▶ GIVEN REQUEST:
Starting with the first line below, extract each line through the one that contains "const ewTickLabels = ['0.90', '0.95', '1.00'];", inclusive, excluding pictures.

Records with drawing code
☆ ☆ ☆ ☆

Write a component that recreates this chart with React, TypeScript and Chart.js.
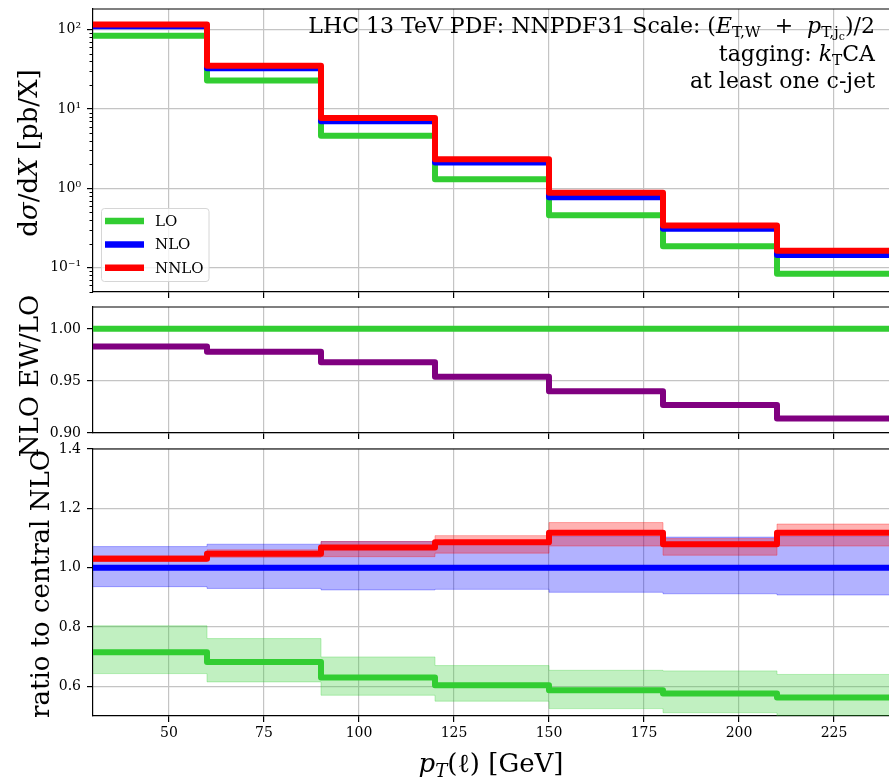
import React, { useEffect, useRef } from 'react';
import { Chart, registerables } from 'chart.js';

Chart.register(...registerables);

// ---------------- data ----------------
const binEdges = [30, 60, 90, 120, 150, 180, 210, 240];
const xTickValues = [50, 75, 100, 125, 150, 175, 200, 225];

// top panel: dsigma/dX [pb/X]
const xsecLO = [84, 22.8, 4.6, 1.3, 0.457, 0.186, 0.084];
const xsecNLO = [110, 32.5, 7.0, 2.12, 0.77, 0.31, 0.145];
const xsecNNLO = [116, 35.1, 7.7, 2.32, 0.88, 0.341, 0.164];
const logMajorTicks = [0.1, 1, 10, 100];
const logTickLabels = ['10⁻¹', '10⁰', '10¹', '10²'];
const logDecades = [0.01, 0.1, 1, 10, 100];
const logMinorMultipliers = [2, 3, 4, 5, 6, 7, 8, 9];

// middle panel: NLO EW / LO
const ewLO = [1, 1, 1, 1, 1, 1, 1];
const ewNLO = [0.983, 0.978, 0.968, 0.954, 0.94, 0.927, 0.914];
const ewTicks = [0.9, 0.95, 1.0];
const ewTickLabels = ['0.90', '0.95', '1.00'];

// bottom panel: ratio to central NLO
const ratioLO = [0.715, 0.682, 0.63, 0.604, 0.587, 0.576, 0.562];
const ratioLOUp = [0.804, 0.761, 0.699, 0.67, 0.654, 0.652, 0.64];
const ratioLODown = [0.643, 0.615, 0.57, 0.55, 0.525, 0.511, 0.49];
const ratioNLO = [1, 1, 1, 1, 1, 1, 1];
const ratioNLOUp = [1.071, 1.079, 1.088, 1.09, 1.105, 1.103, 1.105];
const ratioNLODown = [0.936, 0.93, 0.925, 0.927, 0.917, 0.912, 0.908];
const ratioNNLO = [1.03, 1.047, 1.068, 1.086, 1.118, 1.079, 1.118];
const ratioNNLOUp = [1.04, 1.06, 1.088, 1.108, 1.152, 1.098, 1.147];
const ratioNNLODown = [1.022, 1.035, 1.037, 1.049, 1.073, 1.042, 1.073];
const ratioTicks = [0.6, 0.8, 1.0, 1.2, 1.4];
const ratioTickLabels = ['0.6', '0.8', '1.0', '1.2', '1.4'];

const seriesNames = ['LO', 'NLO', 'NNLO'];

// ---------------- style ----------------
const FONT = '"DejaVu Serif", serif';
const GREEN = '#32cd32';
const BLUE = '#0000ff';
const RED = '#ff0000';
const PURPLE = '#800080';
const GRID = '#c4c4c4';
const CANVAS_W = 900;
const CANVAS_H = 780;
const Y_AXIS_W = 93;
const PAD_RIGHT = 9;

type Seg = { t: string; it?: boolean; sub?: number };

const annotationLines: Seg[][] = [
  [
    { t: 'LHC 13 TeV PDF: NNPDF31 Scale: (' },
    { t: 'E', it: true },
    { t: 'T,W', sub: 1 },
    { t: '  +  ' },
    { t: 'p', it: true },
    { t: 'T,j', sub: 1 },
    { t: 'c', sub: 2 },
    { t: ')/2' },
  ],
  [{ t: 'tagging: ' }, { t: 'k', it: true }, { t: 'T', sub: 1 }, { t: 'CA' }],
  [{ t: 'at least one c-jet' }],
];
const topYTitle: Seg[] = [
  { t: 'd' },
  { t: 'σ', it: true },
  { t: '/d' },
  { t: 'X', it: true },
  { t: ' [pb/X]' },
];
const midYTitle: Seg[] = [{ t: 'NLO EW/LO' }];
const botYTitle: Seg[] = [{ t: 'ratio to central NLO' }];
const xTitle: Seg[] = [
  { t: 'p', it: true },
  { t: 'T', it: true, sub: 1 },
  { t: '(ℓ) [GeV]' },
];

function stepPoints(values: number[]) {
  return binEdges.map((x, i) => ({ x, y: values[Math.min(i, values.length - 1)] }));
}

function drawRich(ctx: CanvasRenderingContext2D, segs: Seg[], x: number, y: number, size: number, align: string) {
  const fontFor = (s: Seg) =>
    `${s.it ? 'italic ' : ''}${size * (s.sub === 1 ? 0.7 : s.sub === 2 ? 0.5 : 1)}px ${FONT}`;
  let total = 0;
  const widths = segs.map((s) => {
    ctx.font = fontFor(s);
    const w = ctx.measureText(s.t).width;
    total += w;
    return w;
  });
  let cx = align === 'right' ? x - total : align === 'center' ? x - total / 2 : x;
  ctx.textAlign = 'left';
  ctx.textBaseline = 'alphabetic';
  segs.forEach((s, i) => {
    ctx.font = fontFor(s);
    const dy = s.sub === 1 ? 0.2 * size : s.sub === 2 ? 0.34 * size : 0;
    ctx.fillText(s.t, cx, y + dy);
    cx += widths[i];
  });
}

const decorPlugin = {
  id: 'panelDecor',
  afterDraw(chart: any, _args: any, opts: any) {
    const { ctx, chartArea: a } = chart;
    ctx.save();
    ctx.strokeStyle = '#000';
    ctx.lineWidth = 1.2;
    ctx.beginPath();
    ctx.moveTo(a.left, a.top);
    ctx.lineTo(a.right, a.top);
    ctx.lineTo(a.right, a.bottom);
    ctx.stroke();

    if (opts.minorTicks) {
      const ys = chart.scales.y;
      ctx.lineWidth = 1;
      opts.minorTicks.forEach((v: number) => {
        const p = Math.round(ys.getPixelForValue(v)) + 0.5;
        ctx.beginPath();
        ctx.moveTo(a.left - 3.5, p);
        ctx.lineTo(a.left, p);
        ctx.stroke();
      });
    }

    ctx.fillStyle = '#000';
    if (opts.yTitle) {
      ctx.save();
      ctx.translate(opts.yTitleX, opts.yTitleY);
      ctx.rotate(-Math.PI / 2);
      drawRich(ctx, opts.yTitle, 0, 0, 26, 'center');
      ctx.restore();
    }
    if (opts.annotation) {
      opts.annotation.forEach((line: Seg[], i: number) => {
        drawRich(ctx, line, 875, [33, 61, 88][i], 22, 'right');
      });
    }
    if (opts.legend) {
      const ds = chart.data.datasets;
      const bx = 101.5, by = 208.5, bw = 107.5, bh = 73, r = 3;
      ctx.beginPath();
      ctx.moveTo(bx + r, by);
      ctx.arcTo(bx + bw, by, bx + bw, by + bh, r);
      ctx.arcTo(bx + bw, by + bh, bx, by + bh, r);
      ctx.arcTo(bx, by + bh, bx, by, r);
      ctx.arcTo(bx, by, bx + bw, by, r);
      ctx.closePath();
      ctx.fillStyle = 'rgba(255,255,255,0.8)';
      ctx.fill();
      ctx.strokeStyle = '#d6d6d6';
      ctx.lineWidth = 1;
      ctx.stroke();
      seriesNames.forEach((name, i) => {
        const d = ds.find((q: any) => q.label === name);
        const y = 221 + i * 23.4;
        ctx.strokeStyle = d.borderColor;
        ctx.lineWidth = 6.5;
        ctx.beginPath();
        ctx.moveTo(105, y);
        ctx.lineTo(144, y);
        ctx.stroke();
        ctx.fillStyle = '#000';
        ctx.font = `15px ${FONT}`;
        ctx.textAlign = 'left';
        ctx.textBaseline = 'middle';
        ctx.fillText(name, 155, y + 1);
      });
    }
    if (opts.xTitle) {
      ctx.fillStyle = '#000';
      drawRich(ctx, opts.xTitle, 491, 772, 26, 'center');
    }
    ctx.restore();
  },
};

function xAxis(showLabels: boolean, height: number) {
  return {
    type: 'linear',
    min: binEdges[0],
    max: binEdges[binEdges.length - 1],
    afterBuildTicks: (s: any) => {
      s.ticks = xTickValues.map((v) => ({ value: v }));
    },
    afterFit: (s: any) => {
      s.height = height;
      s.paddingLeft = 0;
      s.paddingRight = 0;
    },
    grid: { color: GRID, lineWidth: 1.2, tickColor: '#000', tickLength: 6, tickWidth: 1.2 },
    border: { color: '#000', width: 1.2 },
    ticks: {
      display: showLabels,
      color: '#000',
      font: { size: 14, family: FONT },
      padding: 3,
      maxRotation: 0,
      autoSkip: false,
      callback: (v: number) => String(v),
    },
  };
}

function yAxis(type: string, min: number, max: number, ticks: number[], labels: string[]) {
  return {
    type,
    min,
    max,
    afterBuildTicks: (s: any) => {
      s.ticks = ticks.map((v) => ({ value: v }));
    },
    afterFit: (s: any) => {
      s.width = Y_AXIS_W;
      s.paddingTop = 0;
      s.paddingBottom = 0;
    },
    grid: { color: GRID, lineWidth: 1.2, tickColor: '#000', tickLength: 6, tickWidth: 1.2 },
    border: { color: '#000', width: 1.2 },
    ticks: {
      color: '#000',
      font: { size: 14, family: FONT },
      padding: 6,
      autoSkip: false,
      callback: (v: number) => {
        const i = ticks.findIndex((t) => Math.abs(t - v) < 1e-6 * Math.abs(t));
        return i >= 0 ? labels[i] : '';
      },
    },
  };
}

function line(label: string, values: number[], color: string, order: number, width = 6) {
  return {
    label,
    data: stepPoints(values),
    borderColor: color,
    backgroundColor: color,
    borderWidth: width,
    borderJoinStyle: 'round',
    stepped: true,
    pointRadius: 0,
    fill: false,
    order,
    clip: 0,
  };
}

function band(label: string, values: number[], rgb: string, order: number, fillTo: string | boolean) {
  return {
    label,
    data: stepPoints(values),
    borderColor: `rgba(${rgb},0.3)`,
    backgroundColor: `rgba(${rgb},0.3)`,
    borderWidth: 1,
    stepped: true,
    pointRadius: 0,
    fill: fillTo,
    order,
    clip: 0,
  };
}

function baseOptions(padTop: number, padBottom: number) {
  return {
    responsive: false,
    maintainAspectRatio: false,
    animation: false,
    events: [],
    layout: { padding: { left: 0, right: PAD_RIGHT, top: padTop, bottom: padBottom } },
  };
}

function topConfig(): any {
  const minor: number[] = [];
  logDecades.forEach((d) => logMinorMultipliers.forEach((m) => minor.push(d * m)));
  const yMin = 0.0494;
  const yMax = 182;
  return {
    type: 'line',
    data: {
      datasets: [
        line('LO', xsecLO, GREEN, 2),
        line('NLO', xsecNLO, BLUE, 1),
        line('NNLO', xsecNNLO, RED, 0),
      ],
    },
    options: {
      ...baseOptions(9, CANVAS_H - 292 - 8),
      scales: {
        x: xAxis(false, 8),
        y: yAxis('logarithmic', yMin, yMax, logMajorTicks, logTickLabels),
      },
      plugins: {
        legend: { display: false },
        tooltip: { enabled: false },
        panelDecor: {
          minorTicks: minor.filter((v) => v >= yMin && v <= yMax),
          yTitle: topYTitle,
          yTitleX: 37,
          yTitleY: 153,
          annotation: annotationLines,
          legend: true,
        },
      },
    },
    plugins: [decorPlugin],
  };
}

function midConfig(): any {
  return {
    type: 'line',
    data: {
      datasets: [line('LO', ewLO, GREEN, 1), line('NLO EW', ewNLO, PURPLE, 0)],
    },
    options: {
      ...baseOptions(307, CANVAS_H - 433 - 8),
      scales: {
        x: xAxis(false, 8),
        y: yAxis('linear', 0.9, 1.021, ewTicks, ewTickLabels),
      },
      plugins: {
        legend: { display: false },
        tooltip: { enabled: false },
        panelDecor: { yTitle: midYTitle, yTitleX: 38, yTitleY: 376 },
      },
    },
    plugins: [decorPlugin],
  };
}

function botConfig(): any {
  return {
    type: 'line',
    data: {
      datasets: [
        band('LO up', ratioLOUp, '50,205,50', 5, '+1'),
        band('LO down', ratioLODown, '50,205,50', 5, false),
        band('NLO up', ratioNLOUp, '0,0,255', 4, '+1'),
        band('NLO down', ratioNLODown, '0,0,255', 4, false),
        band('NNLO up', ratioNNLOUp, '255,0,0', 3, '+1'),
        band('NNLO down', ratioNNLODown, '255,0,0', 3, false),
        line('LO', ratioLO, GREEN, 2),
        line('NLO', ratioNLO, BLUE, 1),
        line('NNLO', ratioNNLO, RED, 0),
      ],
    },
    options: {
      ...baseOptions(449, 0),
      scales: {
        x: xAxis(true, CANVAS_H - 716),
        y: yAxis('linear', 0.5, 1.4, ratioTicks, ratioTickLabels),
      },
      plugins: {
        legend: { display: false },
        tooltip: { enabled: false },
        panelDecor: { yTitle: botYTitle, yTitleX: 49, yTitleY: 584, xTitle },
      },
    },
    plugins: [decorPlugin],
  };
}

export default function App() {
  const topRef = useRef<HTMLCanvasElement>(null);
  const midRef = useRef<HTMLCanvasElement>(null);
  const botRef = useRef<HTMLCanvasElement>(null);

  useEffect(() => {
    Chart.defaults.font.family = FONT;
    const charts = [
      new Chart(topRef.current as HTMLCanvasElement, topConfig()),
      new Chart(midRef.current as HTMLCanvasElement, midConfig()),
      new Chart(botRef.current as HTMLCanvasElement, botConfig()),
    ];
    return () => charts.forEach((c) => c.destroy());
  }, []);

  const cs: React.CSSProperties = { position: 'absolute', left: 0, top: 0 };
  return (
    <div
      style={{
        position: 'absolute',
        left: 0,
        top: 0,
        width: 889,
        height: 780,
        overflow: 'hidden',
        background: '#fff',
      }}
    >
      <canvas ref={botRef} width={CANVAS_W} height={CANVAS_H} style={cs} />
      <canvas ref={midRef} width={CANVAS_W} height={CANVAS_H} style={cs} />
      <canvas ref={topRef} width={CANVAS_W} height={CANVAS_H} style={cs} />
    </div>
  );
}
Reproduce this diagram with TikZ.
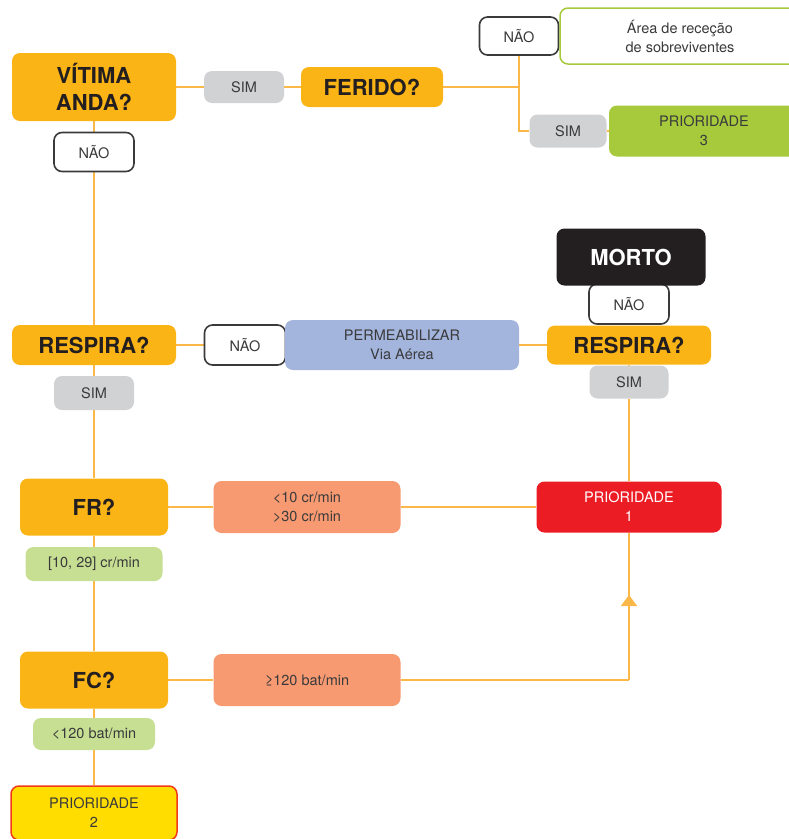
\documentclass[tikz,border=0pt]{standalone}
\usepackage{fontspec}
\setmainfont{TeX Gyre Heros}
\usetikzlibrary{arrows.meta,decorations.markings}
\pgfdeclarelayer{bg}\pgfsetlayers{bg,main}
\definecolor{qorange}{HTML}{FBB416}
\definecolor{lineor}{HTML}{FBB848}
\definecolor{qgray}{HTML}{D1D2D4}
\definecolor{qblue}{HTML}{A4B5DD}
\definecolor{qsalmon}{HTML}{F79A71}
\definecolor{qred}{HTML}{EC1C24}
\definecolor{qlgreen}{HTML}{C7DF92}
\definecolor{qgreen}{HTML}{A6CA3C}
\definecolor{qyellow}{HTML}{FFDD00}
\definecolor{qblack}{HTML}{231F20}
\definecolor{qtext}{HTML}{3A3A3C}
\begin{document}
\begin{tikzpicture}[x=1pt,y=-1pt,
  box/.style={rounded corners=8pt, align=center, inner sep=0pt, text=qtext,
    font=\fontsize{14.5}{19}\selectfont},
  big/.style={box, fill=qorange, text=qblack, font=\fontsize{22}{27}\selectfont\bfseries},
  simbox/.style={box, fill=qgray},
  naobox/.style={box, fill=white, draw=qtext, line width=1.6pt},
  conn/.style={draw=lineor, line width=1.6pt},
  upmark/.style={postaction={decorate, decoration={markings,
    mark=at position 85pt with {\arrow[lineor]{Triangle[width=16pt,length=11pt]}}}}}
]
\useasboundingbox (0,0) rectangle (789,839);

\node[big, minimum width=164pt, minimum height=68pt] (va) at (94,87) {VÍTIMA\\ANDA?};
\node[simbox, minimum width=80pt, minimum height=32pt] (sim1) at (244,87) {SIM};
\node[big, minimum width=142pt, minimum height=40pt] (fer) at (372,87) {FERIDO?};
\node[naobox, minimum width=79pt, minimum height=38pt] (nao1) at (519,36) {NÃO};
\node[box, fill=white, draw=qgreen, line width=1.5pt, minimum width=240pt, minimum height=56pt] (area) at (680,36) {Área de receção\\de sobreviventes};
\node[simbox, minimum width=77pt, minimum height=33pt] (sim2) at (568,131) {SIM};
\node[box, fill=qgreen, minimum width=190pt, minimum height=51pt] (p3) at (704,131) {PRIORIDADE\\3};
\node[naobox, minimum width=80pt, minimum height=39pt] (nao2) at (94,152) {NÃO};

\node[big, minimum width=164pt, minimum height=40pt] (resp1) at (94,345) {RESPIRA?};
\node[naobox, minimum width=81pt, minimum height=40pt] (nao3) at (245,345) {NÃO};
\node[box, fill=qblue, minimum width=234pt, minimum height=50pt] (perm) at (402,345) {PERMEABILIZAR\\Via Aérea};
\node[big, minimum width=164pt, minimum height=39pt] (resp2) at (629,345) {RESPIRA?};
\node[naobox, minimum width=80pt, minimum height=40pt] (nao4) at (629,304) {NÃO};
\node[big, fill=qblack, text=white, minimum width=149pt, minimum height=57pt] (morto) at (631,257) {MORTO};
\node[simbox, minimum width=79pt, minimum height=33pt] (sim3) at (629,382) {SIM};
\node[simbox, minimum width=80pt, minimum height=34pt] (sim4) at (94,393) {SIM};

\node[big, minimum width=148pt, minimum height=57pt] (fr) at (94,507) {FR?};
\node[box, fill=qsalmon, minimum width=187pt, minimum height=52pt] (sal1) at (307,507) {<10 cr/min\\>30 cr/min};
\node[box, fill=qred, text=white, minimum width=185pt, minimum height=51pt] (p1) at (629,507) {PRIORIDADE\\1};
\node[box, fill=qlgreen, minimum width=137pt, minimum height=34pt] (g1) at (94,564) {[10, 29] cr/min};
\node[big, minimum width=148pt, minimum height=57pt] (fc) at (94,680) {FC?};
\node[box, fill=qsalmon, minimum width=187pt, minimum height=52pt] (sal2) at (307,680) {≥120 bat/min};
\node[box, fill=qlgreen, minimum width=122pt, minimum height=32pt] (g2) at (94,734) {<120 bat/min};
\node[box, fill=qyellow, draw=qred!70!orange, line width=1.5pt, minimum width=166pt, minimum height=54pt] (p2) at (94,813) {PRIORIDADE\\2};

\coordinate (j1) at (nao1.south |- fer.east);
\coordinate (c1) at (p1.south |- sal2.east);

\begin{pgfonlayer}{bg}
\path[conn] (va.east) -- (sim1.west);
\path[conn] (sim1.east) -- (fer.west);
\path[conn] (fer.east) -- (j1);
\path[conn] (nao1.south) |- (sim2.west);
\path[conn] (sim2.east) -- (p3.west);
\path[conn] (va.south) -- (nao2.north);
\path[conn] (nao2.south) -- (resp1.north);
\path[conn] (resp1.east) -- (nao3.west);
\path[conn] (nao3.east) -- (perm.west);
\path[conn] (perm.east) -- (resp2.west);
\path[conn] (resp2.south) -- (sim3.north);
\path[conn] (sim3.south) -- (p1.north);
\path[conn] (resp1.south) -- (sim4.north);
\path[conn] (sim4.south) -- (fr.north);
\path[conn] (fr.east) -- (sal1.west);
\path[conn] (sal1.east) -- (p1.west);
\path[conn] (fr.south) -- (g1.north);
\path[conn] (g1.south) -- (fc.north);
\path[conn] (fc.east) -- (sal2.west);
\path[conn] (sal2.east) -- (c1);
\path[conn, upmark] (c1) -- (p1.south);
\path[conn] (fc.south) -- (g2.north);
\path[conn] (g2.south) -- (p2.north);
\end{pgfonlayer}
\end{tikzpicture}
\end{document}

☆ ☆ ☆ ☆

▶ ANSWER TO THIS EXERCISE:
Write a component that recreates this chart with React, TypeScript and Chart.js.
import React, { useEffect, useRef } from 'react';
import { Chart, registerables } from 'chart.js';

Chart.register(...registerables);

// ---------------- data ----------------
const binEdges = [30, 60, 90, 120, 150, 180, 210, 240];
const xTickValues = [50, 75, 100, 125, 150, 175, 200, 225];

// top panel: dsigma/dX [pb/X]
const xsecLO = [84, 22.8, 4.6, 1.3, 0.457, 0.186, 0.084];
const xsecNLO = [110, 32.5, 7.0, 2.12, 0.77, 0.31, 0.145];
const xsecNNLO = [116, 35.1, 7.7, 2.32, 0.88, 0.341, 0.164];
const logMajorTicks = [0.1, 1, 10, 100];
const logTickLabels = ['10⁻¹', '10⁰', '10¹', '10²'];
const logDecades = [0.01, 0.1, 1, 10, 100];
const logMinorMultipliers = [2, 3, 4, 5, 6, 7, 8, 9];

// middle panel: NLO EW / LO
const ewLO = [1, 1, 1, 1, 1, 1, 1];
const ewNLO = [0.983, 0.978, 0.968, 0.954, 0.94, 0.927, 0.914];
const ewTicks = [0.9, 0.95, 1.0];
const ewTickLabels = ['0.90', '0.95', '1.00'];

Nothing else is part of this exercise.